Alternate closing if the room needs more explicit hope than lament: swap Yet Not I But Through Christ in Me for Hills and Valleys. It is longer and more complex, but the theological content is rich and it ends on a strong note of resurrection hope.
A note for the team behind you (techs, vocalists, band)
Brief your team before this Sunday. Not a long conversation. A short one. Tell them what kind of service it is and what you’re asking of them.
For your vocalists: the performance instinct is to lead the congregation toward an emotional crescendo. On this Sunday, resist that. The goal is not to move people to tears or to euphoria. The goal is to create a space where whatever the congregant actually feels is okay. Model that from the front. Sing the grief sections as grief. Sing the hope sections as honest hope held alongside real pain. Let the congregation have their own experience rather than pulling them toward yours.
For your techs: this Sunday is not a lighting show. If you have the capability to go dim and warm during the lament moments, do it. The room should feel like a place where people can be quiet and honest. Bright, high-energy lighting tells people to perform. Soft light gives them permission to just be. The band mix matters too. Give more space. Leave more silence. This is not the Sunday for wall-to-wall sound. Let the room breathe.
For your band: dynamics are the pastoral tool here. The difference between a song that overwhelms grief and a song that holds it is often just volume and density. Your instinct as musicians is to build. On this Sunday, build sparingly. A verse sung with one instrument and a voice can do more pastoral work than a full arrangement at volume. Trust the space.

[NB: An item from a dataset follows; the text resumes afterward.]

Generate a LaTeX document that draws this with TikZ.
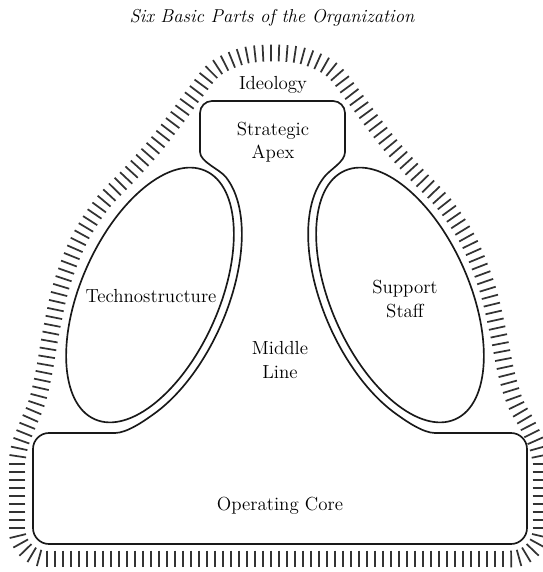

The congregation will take their cues from you. If the team behind the songs is fully present, playing and singing as if these songs matter for the people in the room, the congregation will feel that. If the team is running through a setlist, the congregation will feel that too.
This Sunday matters. The person who has not been back to church since the divorce papers were signed is watching to see if there is room for them here. The songs you choose and the way you lead them are part of the answer.